Email’s Inventor, Ray Tomlinson, Passes Away

… but email very much lives on. Ray Tomlinson, the inventor of the email, sadly passed away last weekend, aged just 74. Few could truly claim to have revolutionised communication in the way he did.

Instant and Social messaging have certainly made a dent in email’s popularity in peer-to-peer comms now, but it’s worth noting that while Twitter has popularised the @ symbol for a new generation in the 21st century – it was Ray Tomlinson who brought it into everyday use with the email address way back in 1971.

One of the early ‘net innovators he sent an electronic mail to himself for the first time over the internet’s predecessor the ARPANET, one of the US military’s DARPA-funded projects. Prior to this the @ symbol was largely the preserve of accountants and sales people seeking to clarify the cost/size per unit of something.
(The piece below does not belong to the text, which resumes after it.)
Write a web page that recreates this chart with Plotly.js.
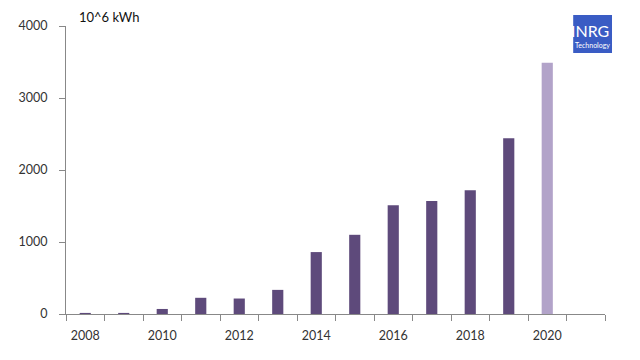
<!DOCTYPE html>
<html><head><meta charset="utf-8">
<script src="https://cdn.plot.ly/plotly-3.0.1.min.js"></script>
<style>html,body{margin:0;padding:0;background:#fff}#c{width:640px;height:360px}</style>
</head><body><div id="c"></div>
<script>
const years = ['2008','2009','2010','2011','2012','2013','2014','2015','2016','2017','2018','2019','2020','2021'];
const values = [15, 15, 70, 225, 215, 335, 860, 1100, 1510, 1570, 1720, 2440, 3490, null];
const barColors = ['#5e4a7b','#5e4a7b','#5e4a7b','#5e4a7b','#5e4a7b','#5e4a7b','#5e4a7b','#5e4a7b','#5e4a7b','#5e4a7b','#5e4a7b','#5e4a7b','#b2a3c9','#5e4a7b'];
const xTickText = ['2008','','2010','','2012','','2014','','2016','','2018','','2020',''];
const yTicks = [0, 1000, 2000, 3000, 4000];
const unitLabel = '10^6 kWh';

const font = {family: 'Lato, "Open Sans", sans-serif', size: 12, color: '#333'};
Plotly.newPlot('c', [{
  type: 'bar', x: years, y: values,
  marker: {color: barColors}, hoverinfo: 'none'
}], {
  width: 640, height: 360,
  margin: {l: 66, r: 35, t: 26, b: 46},
  paper_bgcolor: '#fff', plot_bgcolor: '#fff',
  bargap: 0.71, showlegend: false, font: font,
  xaxis: {type: 'category', tickmode: 'array', tickvals: years, ticktext: xTickText,
    tickson: 'boundaries', ticks: 'outside', ticklen: 6, tickcolor: '#888',
    showline: true, linecolor: '#888', linewidth: 1, showgrid: false, zeroline: false,
    ticklabelstandoff: 10,
    tickfont: {family: font.family, size: 12.5, color: '#333'}},
  yaxis: {range: [0, 4000], tickmode: 'array', tickvals: yTicks, ticks: 'outside', ticklen: 6,
    tickcolor: '#888', showline: true, linecolor: '#888', linewidth: 1, showgrid: false,
    zeroline: false, ticklabelstandoff: 9, tickfont: {family: font.family, size: 12.5, color: '#333'}},
  shapes: [{type: 'rect', xref: 'paper', yref: 'paper', x0: 0.941, x1: 1.013, y0: 0.906, y1: 1.038,
    fillcolor: '#3a5cc4', line: {width: 0}, layer: 'above'}],
  annotations: [
    {text: unitLabel, xref: 'paper', yref: 'paper', x: 0.02, y: 1.03, xanchor: 'left', yanchor: 'middle',
      showarrow: false, font: {family: font.family, size: 13, color: '#111'}},
    {text: 'INRG', xref: 'paper', yref: 'paper', x: 0.972, y: 0.985, xanchor: 'center', yanchor: 'middle',
      showarrow: false, font: {family: font.family, size: 16, color: '#fff'}},
    {text: 'Technology', xref: 'paper', yref: 'paper', x: 0.977, y: 0.935, xanchor: 'center', yanchor: 'middle',
      showarrow: false, font: {family: font.family, size: 7, color: '#fff'}}
  ]
}, {staticPlot: true});
</script></body></html>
An estimated 13 billion emails are sent every day, and attempts to own the medium – such as Hotmail, AOL Mail, Gmail and a plethora of others – have all failed to dominate what’s proved to be as democratic and universal as the address of the very houses and apartments we live in… If we had multiple residences and couldn’t find the keys to all of them that is.

One of the challenges of democracy though is that people can say what they want – and very soon after the invention of both the internet and the email, someone got the bright idea of sending unsolicited emails which become known as spam. Every silver lining has a cloud?

Email was one of the seismic changes in the way we communicate so let’s salute its inventor and celebrate its ubiquity.